Allan Scott Vineyard Select Chardonnay 2003
Allan Scott is synonymous with wine in Marlborough: he has worked every harvest since 1973 and is credited with planting some of region’s most famous vineyards, including the very first. In 1990, Allan and his wife Catherine established Scott Family Winery as one of the first independent wineries of Marlborough. Since inception, the winery has produced wines consistent in flavor and quality year after year while continually evolving to keep ahead of the changing demand of the market. A true family affair, Allan and Catherine remain actively involved in all levels of production; their son Josh is the winemaker; and their daughters Sara and Victoria are the viticulturist and marketing manager, respectively. The Scott family attributes its success to excellent vineyard sites, hard work, superb conditions and a desire to produce the world’s best wines. With its distinctive combination of cool nights, sunny days, and young soils, Marlborough is recognized as one of the world’s greatest wine regions. Within Marlborough, the Rapaura area along the northern edge of the Wairau Valley has become particularly prized and is home to the family’s vineyards, all within close proximity to the winery. The vineyards are farmed using organic inputs, with minimal chemicals and energy. In 2006, the Scott Family Winery joined the Sustainable Winegrowers program and continues to follow its practices closely. The modern, fully-equipped winery specializes in the production of the aromatic varieties: Sauvignon Blanc, Riesling, Gewürztraminer, and Pinot Gris, which are perfectly suited to the gravelly soils that predominate in the vineyards. Chardonnay and Pinot Noir also thrive in the sunny Marlborough climate, contributing to the Scotts’ ever-growing reputation for traditionally made wines. As avid bubbles fans, the family proudly produces on site an impressive range of bubbles made in the méthode traditionnelle.

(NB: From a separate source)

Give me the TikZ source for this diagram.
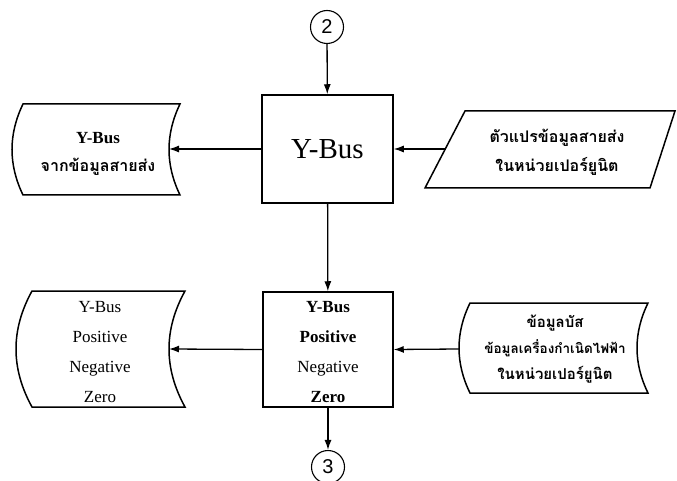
\documentclass[tikz,border=0pt]{standalone}
\usepackage{fontspec}
\setmainfont{Liberation Serif}
\newfontfamily\thaifont[Script=Thai]{Loma}
\newfontfamily\numfont{Liberation Sans}
\usetikzlibrary{arrows.meta}

% Stored-data outline: top-left x, top y, right x, bottom y, bulge
\newcommand\storedoutline[5]{%
  \pgfmathsetmacro\sdc{#5*4/3}%
  \pgfmathsetmacro\sdh{(#4-#2)/3}%
  \draw[shapeline] (#1,#2) -- (#3,#2)
    .. controls +(-\sdc,\sdh) and +(-\sdc,-\sdh) .. (#3,#4)
    -- (#1,#4)
    .. controls +(-\sdc,-\sdh) and +(-\sdc,\sdh) .. cycle;
}

\tikzset{
  shapeline/.style={line width=1.5pt, line join=miter},
  procbox/.style={draw, line width=1.5pt, inner sep=0pt},
  txt/.style={inner sep=0pt, align=center, font=\fontsize{17}{30}\selectfont},
  thai/.style={inner sep=0pt, align=center, font=\thaifont\bfseries\fontsize{16}{29}\selectfont},
  connector/.style={draw, line width=1.3pt, -{Latex[length=10pt,width=7pt]}},
  conncircle/.style={draw, circle, line width=1.1pt, minimum size=33pt, inner sep=0pt,
    font=\numfont\fontsize{20}{20}\selectfont}
}

\begin{document}
\begin{tikzpicture}[x=1pt,y=-1pt]
\useasboundingbox (0,0) rectangle (677,481);

% off-page connectors
\node[conncircle] (c2) at (327,27) {2};
\node[conncircle] (c3) at (328,467) {3};

% process boxes
\node[procbox, minimum width=131pt, minimum height=108pt,
      font=\fontsize{29}{29}\selectfont] (ybus) at (327.5,149) {Y-Bus};
\node[procbox, minimum width=130pt, minimum height=115pt] (seq) at (328,349.5) {};
\node[txt] (seqtxt) at (328,352) {\textbf{Y-Bus}\\\textbf{Positive}\\Negative\\\textbf{Zero}};

% stored data: Y-Bus from line data
\storedoutline{23}{104}{180}{195}{11}
\coordinate (d1in) at (169,149);
\node[txt] (d1a) at (98,138) {\textbf{Y-Bus}};
\node[thai] (d1b) at (98,167) {จากข้อมูลสายส่ง};

% stored data: sequence Y-Bus
\storedoutline{32}{291}{185}{407}{16}
\coordinate (d2in) at (169,349);
\node[txt] (d2txt) at (100,352) {Y-Bus\\Positive\\Negative\\Zero};

% stored data: bus and generator data
\storedoutline{470}{303}{648}{393}{11}
\coordinate (d3out) at (459,349);
\node[thai, font=\thaifont\bfseries\fontsize{15}{26}\selectfont] (d3txt) at (555,349)
  {ข้อมูลบัส\\{\fontsize{13.5}{26}\selectfont ข้อมูลเครื่องกำเนิดไฟฟ้า}\\ในหน่วยเปอร์ยูนิต};

% input: line parameters
\draw[shapeline] (465,111) -- (675,111) -- (650,188) -- (425,188) -- cycle;
\coordinate (pin) at (445.5,149);
\node[thai] (ptxt) at (557,152) {ตัวแปรข้อมูลสายส่ง\\ในหน่วยเปอร์ยูนิต};

% flow
\draw[connector] (c2) -- (ybus);
\draw[connector] (ybus.west) -- (d1in);
\draw[connector] (pin) -- (ybus.east);
\draw[connector] (ybus) -- (seq);
\draw[connector] (seq.west) -- (d2in);
\draw[connector] (d3out) -- (seq.east);
\draw[connector] (seq) -- (c3);
\end{tikzpicture}
\end{document}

A relatively young but extremely promising wine producing country, New Zealand is widely recognized for its distinctive wines made from the aromatic, Sauvignon blanc.

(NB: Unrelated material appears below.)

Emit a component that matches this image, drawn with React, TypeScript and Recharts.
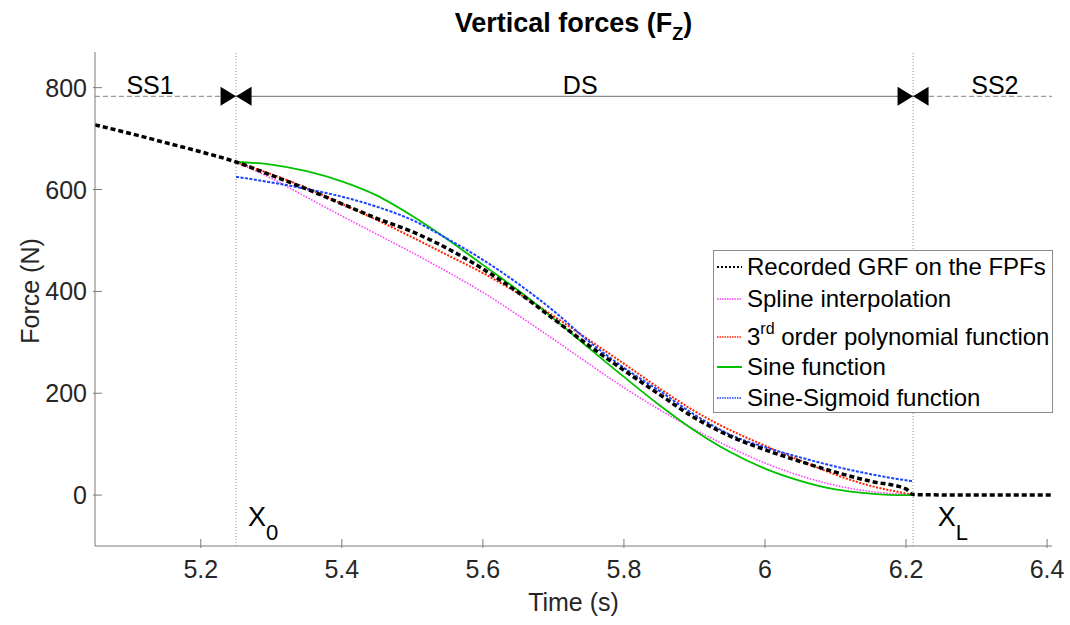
import * as React from "react"
import { ComposedChart, Line, XAxis, YAxis, ReferenceLine, ReferenceDot, Legend } from "recharts"

const W = 1070
const H = 625
const FONT = "'Liberation Sans', Arial, Helvetica, sans-serif"
const AXIS = "#7a7a7a"
const TXT = "#262626"
const TICK = 9

// recorded ground reaction force (whole window)
const grfTime = [5.05, 5.1, 5.15, 5.2, 5.25, 5.3, 5.35, 5.4, 5.45, 5.5, 5.55, 5.6, 5.65, 5.7, 5.75, 5.8, 5.85, 5.9, 5.95, 6.0, 6.05, 6.1, 6.15, 6.2, 6.21, 6.3, 6.41]
const grfForce = [727, 710, 692, 674, 654, 628, 601, 572, 543, 517, 484, 444, 398, 346, 294, 245, 198, 152, 116, 89, 66, 45, 27, 12, 1, 0, 0]

// double support phase models
const dsTime = [5.25, 5.3, 5.35, 5.4, 5.45, 5.5, 5.55, 5.6, 5.65, 5.7, 5.75, 5.8, 5.85, 5.9, 5.95, 6.0, 6.05, 6.1, 6.15, 6.2, 6.21]
const splineForce = [654, 622, 585, 548, 512, 476, 438, 398, 353, 306, 258, 211, 168, 129, 94, 63, 38, 19, 7, 1, 0]
const polyForce = [654, 630, 603, 572, 540, 506, 471, 436, 396, 352, 305, 258, 210, 165, 128, 97, 68, 40, 18, 3, 0]
const sineForce = [654, 649, 636, 616, 588, 548, 502, 452, 402, 347, 289, 232, 177, 127, 85, 52, 28, 11, 3, 0, 0]
const sigmoidForce = [625, 614, 601, 586, 566, 540, 503, 462, 415, 362, 302, 250, 205, 158, 119, 94, 74, 56, 41, 29, 27]

const xTicks = [5.2, 5.4, 5.6, 5.8, 6, 6.2, 6.4]
const yTicks = [0, 200, 400, 600, 800]

const x0 = 5.25
const xL = 6.21
const phaseLevel = 783
const phaseLabels = [
  { text: "SS1", t: 5.128 },
  { text: "DS", t: 5.738 },
  { text: "SS2", t: 6.326 },
]

const toPts = (t: number[], f: number[]) => t.map((v, i) => ({ t: v, f: f[i] }))

const series = [
  { name: "Spline interpolation", data: toPts(dsTime, splineForce), color: "#ff3cff", width: 1.6, dash: "1.5 1.5" },
  { name: "3rd order polynomial function", data: toPts(dsTime, polyForce), color: "#ff2200", width: 2, dash: "2 1.5" },
  { name: "Sine function", data: toPts(dsTime, sineForce), color: "#00c000", width: 1.8, dash: undefined },
  { name: "Sine-Sigmoid function", data: toPts(dsTime, sigmoidForce), color: "#1a44ff", width: 2, dash: "3 1.5" },
  { name: "Recorded GRF on the FPFs", data: toPts(grfTime, grfForce), color: "#000000", width: 3.5, dash: "5 3" },
]

const legendRows = [
  { label: "Recorded GRF on the FPFs", color: "#000000", dash: "2 2", width: 2, y: 25 },
  { label: "Spline interpolation", color: "#ff3cff", dash: "1.5 1", width: 1.5, y: 57 },
  { label: "3rd order polynomial function", color: "#ff2200", dash: "1.5 1", width: 1.5, y: 95 },
  { label: "Sine function", color: "#00c000", dash: undefined, width: 2, y: 125 },
  { label: "Sine-Sigmoid function", color: "#1a44ff", dash: "1.5 1", width: 1.5, y: 156 },
]

const fmtX = (v: number) => (Number.isInteger(v) ? String(v) : v.toFixed(1))

function BottomTick({ x, y, payload }: any) {
  return (
    <g>
      <line x1={x} x2={x} y1={y} y2={y - TICK} stroke={AXIS} />
      <text x={x} y={y + 30} textAnchor="middle" fontSize={25} fill={TXT}>{fmtX(payload.value)}</text>
    </g>
  )
}

function TopTick({ x, y }: any) {
  return <line x1={x} x2={x} y1={y} y2={y + TICK} stroke={AXIS} />
}

function LeftTick({ x, y, payload }: any) {
  return (
    <g>
      <line x1={x} x2={x + TICK} y1={y} y2={y} stroke={AXIS} />
      <text x={x - 6} y={y} dy="0.36em" textAnchor="end" fontSize={25} fill={TXT}>{payload.value}</text>
    </g>
  )
}

function RightTick({ x, y }: any) {
  return <line x1={x} x2={x - TICK} y1={y} y2={y} stroke={AXIS} />
}

function XLabel({ viewBox }: any) {
  const vb = viewBox ?? { x: 95, y: 546, width: 957, height: 40 }
  return (
    <text x={vb.x + vb.width / 2} y={vb.y + 65} textAnchor="middle" fontSize={25} fill={TXT}>Time (s)</text>
  )
}

function YLabel({ viewBox }: any) {
  const vb = viewBox ?? { x: 35, y: 52, width: 60, height: 494 }
  const cx = vb.x - 5
  const cy = vb.y + vb.height / 2 - 8
  return (
    <text x={cx} y={cy} transform={`rotate(-90 ${cx} ${cy})`} textAnchor="middle" dominantBaseline="central" fontSize={25} fill={TXT}>Force (N)</text>
  )
}

function Bowtie({ cx, cy }: any) {
  return (
    <g>
      <polygon points={`${cx - 15.5},${cy - 9.5} ${cx},${cy} ${cx - 15.5},${cy + 9.5}`} fill="#000" />
      <polygon points={`${cx + 15.5},${cy - 9.5} ${cx},${cy} ${cx + 15.5},${cy + 9.5}`} fill="#000" />
    </g>
  )
}

const phaseText = (text: string) => ({ cx, cy }: any) => (
  <text x={cx} y={cy - 2} textAnchor="middle" fontSize={25} fill="#000">{text}</text>
)

const boundText = (sub: string) => ({ cx, cy }: any) => (
  <text x={cx} y={cy} fontSize={27} fill="#000">
    X<tspan fontSize={22} dy={14}>{sub}</tspan>
  </text>
)

function LegendBox() {
  return (
    <svg width={340} height={163} style={{ display: "block" }}>
      <rect x={0.5} y={0.5} width={339} height={162} fill="#fff" stroke="#8c8c8c" />
      {legendRows.map((r) => {
        const mid = r.y - 8
        return (
          <g key={r.label}>
            <line x1={4} x2={29} y1={mid} y2={mid} stroke={r.color} strokeWidth={r.width} strokeDasharray={r.dash} />
            {r.label.startsWith("3rd") ? (
              <text x={34} y={r.y} fontSize={24} fill="#000">
                3<tspan fontSize={16} dy={-11}>rd</tspan>
                <tspan dy={11}> order polynomial function</tspan>
              </text>
            ) : (
              <text x={34} y={r.y} fontSize={24} fill="#000">{r.label}</text>
            )}
          </g>
        )
      })}
    </svg>
  )
}

export default function App() {
  return (
    <div style={{ position: "absolute", left: 0, top: 0, width: W, height: H, background: "#fff", fontFamily: FONT }}>
      <ComposedChart width={W} height={H} margin={{ top: 52, right: 18, bottom: 39, left: 35 }}>
        <XAxis
          type="number"
          dataKey="t"
          domain={[5.05, 6.407]}
          ticks={xTicks}
          allowDataOverflow
          height={40}
          tickSize={0}
          tickLine={false}
          tick={BottomTick}
          stroke={AXIS}
          label={{ content: XLabel }}
        />
        <XAxis
          xAxisId="top"
          orientation="top"
          type="number"
          dataKey="t"
          domain={[5.05, 6.407]}
          ticks={xTicks}
          allowDataOverflow
          height={0}
          tickSize={0}
          tickLine={false}
          tick={TopTick}
          stroke={AXIS}
        />
        <YAxis
          type="number"
          domain={[-100, 870]}
          ticks={yTicks}
          allowDataOverflow
          width={60}
          tickSize={0}
          tickLine={false}
          tick={LeftTick}
          stroke={AXIS}
          label={{ content: YLabel }}
        />
        <YAxis
          yAxisId="right"
          orientation="right"
          type="number"
          domain={[-100, 870]}
          ticks={yTicks}
          allowDataOverflow
          width={0}
          tickSize={0}
          tickLine={false}
          tick={RightTick}
          stroke={AXIS}
        />

        <ReferenceLine x={x0} stroke="#8a8a8a" strokeWidth={1} strokeDasharray="1 2" />
        <ReferenceLine x={xL} stroke="#8a8a8a" strokeWidth={1} strokeDasharray="1 2" />
        <ReferenceLine segment={[{ x: 5.05, y: phaseLevel }, { x: x0, y: phaseLevel }]} stroke="#9a9a9a" strokeWidth={1.3} strokeDasharray="5 3" />
        <ReferenceLine segment={[{ x: x0, y: phaseLevel }, { x: xL, y: phaseLevel }]} stroke="#8a8a8a" strokeWidth={1.3} />
        <ReferenceLine segment={[{ x: xL, y: phaseLevel }, { x: 6.407, y: phaseLevel }]} stroke="#9a9a9a" strokeWidth={1.3} strokeDasharray="5 3" />
        <ReferenceDot x={x0} y={phaseLevel} r={1} shape={Bowtie} />
        <ReferenceDot x={xL} y={phaseLevel} r={1} shape={Bowtie} />
        {phaseLabels.map((p) => (
          <ReferenceDot key={p.text} x={p.t} y={phaseLevel} r={1} shape={phaseText(p.text)} />
        ))}
        <ReferenceDot x={5.267} y={-61} r={1} shape={boundText("0")} />
        <ReferenceDot x={6.245} y={-61} r={1} shape={boundText("L")} />

        {series.map((s) => (
          <Line
            key={s.name}
            name={s.name}
            data={s.data}
            dataKey="f"
            type="monotone"
            stroke={s.color}
            strokeWidth={s.width}
            strokeDasharray={s.dash}
            dot={false}
            activeDot={false}
            isAnimationActive={false}
          />
        ))}

        <Legend
          layout="horizontal"
          verticalAlign="middle"
          align="center"
          wrapperStyle={{ left: 713, top: 250, width: 340, height: 163 }}
          content={LegendBox}
        />
      </ComposedChart>
      <svg width={W} height={50} style={{ position: "absolute", left: 0, top: 0, pointerEvents: "none" }}>
        <text x={573.5} y={32} textAnchor="middle" fontSize={27} fontWeight="bold" fill="#000">
          Vertical forces (F<tspan fontSize={18} dy={8}>Z</tspan>
          <tspan dy={-8}>)</tspan>
        </text>
      </svg>
    </div>
  )
}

The world’s most southerly vineyards are found here, with significant climatic variation both between and within the warmer North Island and the cooler South Island. Overall, the climate is maritime, with plenty of rainfall, as well as abundant sunshine. Producers have almost unilaterally embraced cutting-edge winery technology, resulting in clean, high-quality wines at every price point from wallet-friendly to premium.
Sauvignon blanc, known here for its trademark herbaceous character, is at its best in Marlborough but thrives throughout the nation, accounting for an overwhelming majority of the country’s exports. While this is indeed the country’s most planted and successful variety, it is certainly not the only New Zealand grape capable of delighting wine lovers.
Chardonnay is the second-most important white variety and takes on a supple texture with citrus and tropical fruit aromas in Gisborne and Hawke’s Bay, respectively. Pinot noir, second behind Sauvignon blanc in national production numbers, is at its best in Central Otago—the most southerly winegrowing region in the world! These wines are known for bright and juicy red fruit. Taking cues from the wines of Alsace, aromatic varieties like Pinot Gris, Riesling and Gewürztraminer shine in Martinborough, while red Bordeaux varieties like Cabernet Sauvignon and Merlot have found success in Hawke’s Bay. Throughout New Zealand but especially in Marlborough, Pinot noir and Chardonnay are used to produce traditional method sparkling wines.
One of the most popular and versatile white wine grapes, Chardonnay offers a wide range of flavors and styles depending on where it is grown and how it is made. While it tends to flourish in most environments, Chardonnay from its Burgundian homeland produces some of the most remarkable and longest lived examples. California produces both oaky, buttery styles and leaner, European-inspired wines. Somm Secret—The Burgundian subregion of Chablis, while typically using older oak barrels, produces a bright style similar to the unoaked style. Anyone who doesn't like oaky Chardonnay would likely enjoy Chablis.